### YOUR OBJECTIVE
Find every line in the records below that holds the word "this", and copy each one.

### MATERIAL TO PROCESS
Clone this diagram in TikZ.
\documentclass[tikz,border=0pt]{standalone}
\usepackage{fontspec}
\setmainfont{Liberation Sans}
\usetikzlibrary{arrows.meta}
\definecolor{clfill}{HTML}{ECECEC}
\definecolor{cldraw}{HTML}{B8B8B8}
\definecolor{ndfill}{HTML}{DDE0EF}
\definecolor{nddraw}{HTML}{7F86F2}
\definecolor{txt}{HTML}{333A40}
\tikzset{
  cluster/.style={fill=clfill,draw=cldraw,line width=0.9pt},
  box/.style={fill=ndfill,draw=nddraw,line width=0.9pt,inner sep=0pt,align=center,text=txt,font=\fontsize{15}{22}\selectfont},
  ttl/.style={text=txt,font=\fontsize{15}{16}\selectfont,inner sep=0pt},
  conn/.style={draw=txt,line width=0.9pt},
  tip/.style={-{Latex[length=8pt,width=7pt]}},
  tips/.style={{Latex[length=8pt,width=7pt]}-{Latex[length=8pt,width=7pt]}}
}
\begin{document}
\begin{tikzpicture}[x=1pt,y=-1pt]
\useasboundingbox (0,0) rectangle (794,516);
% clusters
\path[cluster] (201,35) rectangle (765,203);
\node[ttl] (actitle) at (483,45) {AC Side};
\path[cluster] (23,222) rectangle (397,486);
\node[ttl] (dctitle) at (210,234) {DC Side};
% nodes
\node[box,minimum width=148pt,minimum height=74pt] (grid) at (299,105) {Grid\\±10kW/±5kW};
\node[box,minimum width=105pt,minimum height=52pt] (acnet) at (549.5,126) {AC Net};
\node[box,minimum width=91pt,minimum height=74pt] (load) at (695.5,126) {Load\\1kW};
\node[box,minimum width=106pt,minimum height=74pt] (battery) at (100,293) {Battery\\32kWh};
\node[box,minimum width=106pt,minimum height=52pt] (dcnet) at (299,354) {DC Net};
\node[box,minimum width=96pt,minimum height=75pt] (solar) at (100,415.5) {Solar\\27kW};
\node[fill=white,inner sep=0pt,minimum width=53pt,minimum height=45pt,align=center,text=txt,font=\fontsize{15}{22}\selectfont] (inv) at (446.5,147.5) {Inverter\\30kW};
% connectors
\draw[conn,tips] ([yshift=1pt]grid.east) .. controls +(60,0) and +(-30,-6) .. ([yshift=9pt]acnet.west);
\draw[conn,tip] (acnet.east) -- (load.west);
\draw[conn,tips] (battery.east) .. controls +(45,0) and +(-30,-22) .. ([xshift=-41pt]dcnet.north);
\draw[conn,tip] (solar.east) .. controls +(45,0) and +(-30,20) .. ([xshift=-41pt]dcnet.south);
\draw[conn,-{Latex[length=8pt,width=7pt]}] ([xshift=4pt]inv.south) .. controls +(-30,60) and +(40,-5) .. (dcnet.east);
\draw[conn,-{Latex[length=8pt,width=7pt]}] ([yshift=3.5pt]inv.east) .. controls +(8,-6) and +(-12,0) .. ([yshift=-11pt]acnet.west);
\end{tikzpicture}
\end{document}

...

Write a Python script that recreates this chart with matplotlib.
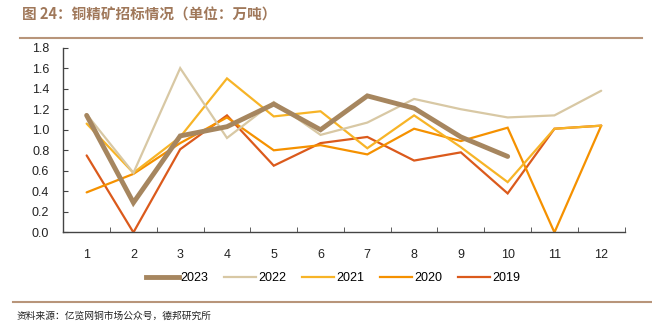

...

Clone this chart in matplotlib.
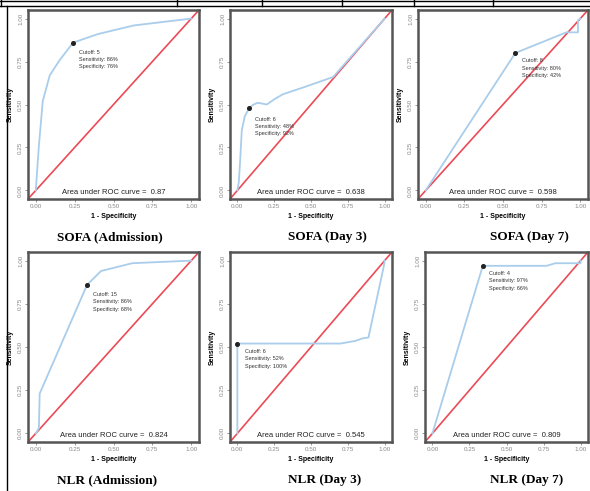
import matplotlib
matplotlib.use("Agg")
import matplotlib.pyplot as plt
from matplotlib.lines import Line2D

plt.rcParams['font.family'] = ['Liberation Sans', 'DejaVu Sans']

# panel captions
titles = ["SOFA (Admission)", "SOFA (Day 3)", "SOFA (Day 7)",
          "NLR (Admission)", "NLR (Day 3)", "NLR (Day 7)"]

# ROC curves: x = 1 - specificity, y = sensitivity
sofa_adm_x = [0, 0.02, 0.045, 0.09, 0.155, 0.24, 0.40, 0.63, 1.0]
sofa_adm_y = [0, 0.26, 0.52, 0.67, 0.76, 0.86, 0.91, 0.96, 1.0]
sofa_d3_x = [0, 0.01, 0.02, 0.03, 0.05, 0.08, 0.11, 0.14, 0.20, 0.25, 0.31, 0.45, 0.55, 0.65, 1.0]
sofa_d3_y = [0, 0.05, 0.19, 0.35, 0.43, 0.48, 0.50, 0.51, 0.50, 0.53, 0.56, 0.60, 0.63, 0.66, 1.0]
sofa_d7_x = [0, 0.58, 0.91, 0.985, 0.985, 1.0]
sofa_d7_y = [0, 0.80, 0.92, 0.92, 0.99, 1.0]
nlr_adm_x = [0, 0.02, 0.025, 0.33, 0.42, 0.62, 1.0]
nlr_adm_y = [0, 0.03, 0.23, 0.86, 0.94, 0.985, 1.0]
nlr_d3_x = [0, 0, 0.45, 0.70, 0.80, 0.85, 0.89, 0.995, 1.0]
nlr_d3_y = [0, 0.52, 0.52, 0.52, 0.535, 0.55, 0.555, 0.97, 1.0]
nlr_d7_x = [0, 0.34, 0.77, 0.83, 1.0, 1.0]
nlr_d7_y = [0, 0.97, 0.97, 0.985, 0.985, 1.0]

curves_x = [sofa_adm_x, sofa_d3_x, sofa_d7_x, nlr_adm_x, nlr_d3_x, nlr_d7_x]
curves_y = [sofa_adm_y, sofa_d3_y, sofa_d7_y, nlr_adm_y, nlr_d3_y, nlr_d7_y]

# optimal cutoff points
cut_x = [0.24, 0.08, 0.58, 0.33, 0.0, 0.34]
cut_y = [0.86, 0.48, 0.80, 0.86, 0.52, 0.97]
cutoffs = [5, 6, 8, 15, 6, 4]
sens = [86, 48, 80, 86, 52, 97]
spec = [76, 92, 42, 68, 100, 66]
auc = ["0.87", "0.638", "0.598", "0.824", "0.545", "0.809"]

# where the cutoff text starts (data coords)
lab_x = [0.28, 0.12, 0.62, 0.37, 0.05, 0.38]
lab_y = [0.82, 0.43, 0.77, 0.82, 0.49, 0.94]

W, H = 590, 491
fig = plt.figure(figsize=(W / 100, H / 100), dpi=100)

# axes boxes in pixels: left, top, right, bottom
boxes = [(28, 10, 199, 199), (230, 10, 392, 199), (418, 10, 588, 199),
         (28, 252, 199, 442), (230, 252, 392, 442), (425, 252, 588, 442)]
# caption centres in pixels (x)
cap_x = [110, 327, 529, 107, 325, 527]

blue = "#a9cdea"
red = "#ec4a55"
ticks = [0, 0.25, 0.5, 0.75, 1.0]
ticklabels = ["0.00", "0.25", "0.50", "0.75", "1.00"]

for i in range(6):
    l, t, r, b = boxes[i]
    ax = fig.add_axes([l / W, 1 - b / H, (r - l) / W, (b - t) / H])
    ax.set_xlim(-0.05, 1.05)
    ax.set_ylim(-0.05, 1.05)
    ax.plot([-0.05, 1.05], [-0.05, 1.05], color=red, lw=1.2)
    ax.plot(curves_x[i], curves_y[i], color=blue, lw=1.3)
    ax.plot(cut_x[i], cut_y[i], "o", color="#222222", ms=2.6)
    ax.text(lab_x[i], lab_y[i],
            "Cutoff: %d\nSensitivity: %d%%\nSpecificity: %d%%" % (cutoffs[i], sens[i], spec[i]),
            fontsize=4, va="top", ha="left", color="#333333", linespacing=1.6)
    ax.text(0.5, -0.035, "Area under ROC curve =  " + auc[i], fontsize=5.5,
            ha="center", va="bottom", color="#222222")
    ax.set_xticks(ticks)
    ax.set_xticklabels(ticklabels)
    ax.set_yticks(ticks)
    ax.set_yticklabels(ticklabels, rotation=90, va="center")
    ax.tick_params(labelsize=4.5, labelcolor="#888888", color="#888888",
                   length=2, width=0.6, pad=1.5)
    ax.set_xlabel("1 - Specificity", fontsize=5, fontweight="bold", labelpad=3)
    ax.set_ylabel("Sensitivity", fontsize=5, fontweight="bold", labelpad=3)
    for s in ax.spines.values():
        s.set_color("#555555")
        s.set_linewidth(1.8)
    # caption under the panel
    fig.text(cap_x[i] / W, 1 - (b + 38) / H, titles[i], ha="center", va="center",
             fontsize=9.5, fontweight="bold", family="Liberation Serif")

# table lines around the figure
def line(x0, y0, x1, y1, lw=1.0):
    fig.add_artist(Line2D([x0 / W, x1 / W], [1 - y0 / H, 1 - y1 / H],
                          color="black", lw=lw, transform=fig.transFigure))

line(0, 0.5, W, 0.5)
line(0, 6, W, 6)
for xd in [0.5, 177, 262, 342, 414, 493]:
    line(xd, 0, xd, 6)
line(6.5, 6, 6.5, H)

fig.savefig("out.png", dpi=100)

### FINAL ANSWER
Clone this diagram in TikZ.
Write a Python script that recreates this chart with matplotlib.
Clone this chart in matplotlib.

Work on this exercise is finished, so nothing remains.